Could the unit test created by Soon help on taking this decision?
What do you think?

To tell the truth I have been a little bit simplistic , there are "virtual" methods that would require template specialization (but all these are much less critical).
  • Boyana: Response to Andrea
Some comments below...

I would like to come back to a possible study that we briefly mentioned during the phone meeting. The main interface we are analyzing is inlined:

inline G4double Value(G4double theEnergy) const;
This calls a non inlined method (that could become inlined too):
G4double Value(G4double theEnergy, size_t& lastidx) const;

This method calls FindBin (that is also inlined).
However FindBin calls the *pure virtual* method
virtual size_t FindBinLocation(G4double theEnergy) const=0;

Due to the fact that this method is pure virtual I think the compiler can not inline the chain of calls. Am I correct? Plus there is an additional indirection through the vtable.

Yes, most likely. This is why I was suggesting to implement a source transformation tool to do this inlining specifically for Geant4.

I imagine we could optimize out all this by removing the virtual specification and doing something else (this method implements a different algorithm for each type of G4PhysicsVector: linear, logarithmic, …).

I tried out a possible design with template parameters and specialization (to avoid any call to virtual methods). Attached a minimalistic example.

There is a non trivial change required in several places in G4 (I can estimate something like O(100) lines of code). What currently is done is something like:
aPhysicsVector = new G4PhysicsLogVector( …. );
should become:
aPhysicsVector = new G4PhysicsVector( …. , LOG ); //E.g. no inheritance anymore, specify vector "type" in constructor

I am not expert enough to understand if removing the call to virtual and a more aggressive use of "inline" could actually save CPU at all or if it is worth (basically the virtual call is replaced by a switch statement).

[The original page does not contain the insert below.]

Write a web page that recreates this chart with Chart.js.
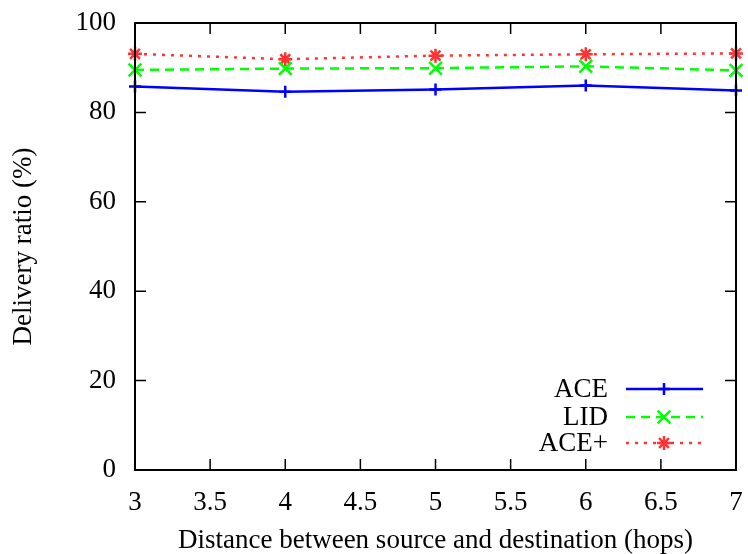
<!DOCTYPE html>
<html>
<head>
<meta charset="utf-8">
<script src="https://cdn.jsdelivr.net/npm/chart.js@4/dist/chart.umd.min.js"></script>
<style>
  html, body { margin: 0; padding: 0; background: #fff; }
  #wrap { width: 748px; height: 554px; }
</style>
</head>
<body>
<div id="wrap"><canvas id="deliveryChart" width="748" height="554"></canvas></div>
<script>
// hops between source and destination
var hops = [3, 4, 5, 6, 7];
var aceValues = [85.8, 84.6, 85.1, 86.0, 84.9];
var lidValues = [89.5, 89.8, 89.9, 90.3, 89.4];
var acePlusValues = [93.1, 91.9, 92.7, 93.0, 93.2];
var xTicks = [3, 3.5, 4, 4.5, 5, 5.5, 6, 6.5, 7];
var yTicks = [0, 20, 40, 60, 80, 100];

var serif = "'Liberation Serif', 'DejaVu Serif', serif";
var fontSize = 27;

function toPoints(vals) {
    return hops.map(function (h, i) { return { x: h, y: vals[i] }; });
}

function drawMarker(ctx, style, x, y, r) {
    ctx.beginPath();
    if (style === 'cross' || style === 'star') {
        ctx.moveTo(x - r, y); ctx.lineTo(x + r, y);
        ctx.moveTo(x, y - r); ctx.lineTo(x, y + r);
    }
    if (style === 'crossRot' || style === 'star') {
        var d = r * Math.SQRT1_2;
        ctx.moveTo(x - d, y - d); ctx.lineTo(x + d, y + d);
        ctx.moveTo(x - d, y + d); ctx.lineTo(x + d, y - d);
    }
    ctx.stroke();
}

// gnuplot style box with inward ticks on every side
var framePlugin = {
    id: 'frame',
    afterDraw: function (chart) {
        var ctx = chart.ctx, a = chart.chartArea;
        var xs = chart.scales.x, ys = chart.scales.y;
        var tl = 11;
        ctx.save();
        ctx.strokeStyle = '#000';
        ctx.lineWidth = 1.5;
        ctx.beginPath();
        xTicks.forEach(function (v) {
            var px = xs.getPixelForValue(v);
            ctx.moveTo(px, a.bottom); ctx.lineTo(px, a.bottom - tl);
            ctx.moveTo(px, a.top); ctx.lineTo(px, a.top + tl);
        });
        yTicks.forEach(function (v) {
            var py = ys.getPixelForValue(v);
            ctx.moveTo(a.left, py); ctx.lineTo(a.left + tl, py);
            ctx.moveTo(a.right, py); ctx.lineTo(a.right - tl, py);
        });
        ctx.stroke();
        ctx.lineWidth = 2;
        ctx.strokeRect(a.left, a.top, a.right - a.left, a.bottom - a.top);
        ctx.restore();
    }
};

// key in the lower right corner, text on the left of the sample
var keyPlugin = {
    id: 'key',
    afterDatasetsDraw: function (chart) {
        var ctx = chart.ctx, a = chart.chartArea;
        var rows = [a.bottom - 81, a.bottom - 53, a.bottom - 27];
        ctx.save();
        ctx.font = fontSize + 'px ' + serif;
        ctx.textAlign = 'right';
        ctx.textBaseline = 'middle';
        chart.data.datasets.forEach(function (ds, i) {
            var y = rows[i];
            ctx.fillStyle = '#000';
            ctx.fillText(ds.label, 608, y + 1);
            ctx.strokeStyle = ds.borderColor;
            ctx.lineWidth = ds.borderWidth;
            ctx.setLineDash(ds.borderDash || []);
            ctx.beginPath();
            ctx.moveTo(626, y); ctx.lineTo(703, y);
            ctx.stroke();
            ctx.setLineDash([]);
            ctx.lineWidth = ds.pointBorderWidth;
            drawMarker(ctx, ds.pointStyle, 664, y, ds.pointRadius);
        });
        ctx.restore();
    }
};

var ctx = document.getElementById('deliveryChart');
var chart = new Chart(ctx, {
    type: 'line',
    data: {
        datasets: [{
            label: 'ACE',
            data: toPoints(aceValues),
            borderColor: '#0000ff',
            borderWidth: 2.5,
            pointStyle: 'cross',
            pointRadius: 6,
            pointBorderWidth: 2.5,
            pointBorderColor: '#0000ff',
            fill: false,
            clip: false
        }, {
            label: 'LID',
            data: toPoints(lidValues),
            borderColor: '#00ff00',
            borderWidth: 2.5,
            borderDash: [9, 6],
            pointStyle: 'crossRot',
            pointRadius: 9,
            pointBorderWidth: 2.5,
            pointBorderColor: '#00ff00',
            fill: false,
            clip: false
        }, {
            label: 'ACE+',
            data: toPoints(acePlusValues),
            borderColor: '#ff3333',
            borderWidth: 2.5,
            borderDash: [3, 6],
            pointStyle: 'star',
            pointRadius: 7,
            pointBorderWidth: 2.5,
            pointBorderColor: '#ff3333',
            fill: false,
            clip: false
        }]
    },
    options: {
        responsive: false,
        animation: false,
        layout: { padding: { top: 23, right: 12, left: 0, bottom: 0 } },
        plugins: {
            legend: { display: false },
            tooltip: { enabled: false }
        },
        elements: { line: { tension: 0 } },
        scales: {
            x: {
                type: 'linear',
                min: 3,
                max: 7,
                afterFit: function (s) {
                    s.height = 84;
                    s.paddingLeft = 0;
                    s.paddingRight = 0;
                },
                afterBuildTicks: function (s) {
                    s.ticks = xTicks.map(function (v) { return { value: v }; });
                },
                grid: { display: false },
                border: { display: false },
                ticks: {
                    color: '#000',
                    padding: 9,
                    font: { family: serif, size: fontSize },
                    callback: function (v) { return String(v); }
                },
                title: {
                    display: true,
                    text: 'Distance between source and destination (hops)',
                    color: '#000',
                    font: { family: serif, size: fontSize, lineHeight: 1 },
                    padding: { top: 0, bottom: 0 }
                }
            },
            y: {
                min: 0,
                max: 100,
                afterFit: function (s) {
                    s.width = 135;
                    s.paddingTop = 0;
                    s.paddingBottom = 0;
                },
                afterBuildTicks: function (s) {
                    s.ticks = yTicks.map(function (v) { return { value: v }; });
                },
                grid: { display: false },
                border: { display: false },
                ticks: {
                    color: '#000',
                    padding: 11,
                    font: { family: serif, size: fontSize }
                },
                title: {
                    display: true,
                    text: 'Delivery ratio (%)',
                    color: '#000',
                    font: { family: serif, size: fontSize },
                    padding: { top: 8, bottom: 0 }
                }
            }
        }
    },
    plugins: [framePlugin, keyPlugin]
});
</script>
</body>
</html>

Yes, inlining will help in two ways -- the first is in removing the overhead of one or more (virtual) function calls.  The second is the potential for more optimizations because the compiler has more straight-line code to work with. On the negative side, inlining would result in creating several specialized functions for each process, i.e., code bloat.

Could the unit test created by Soon help on taking this decision?
What do you think?

I think so, if nothing else, we can try inlining by hand for a couple of specific processes and measure the difference.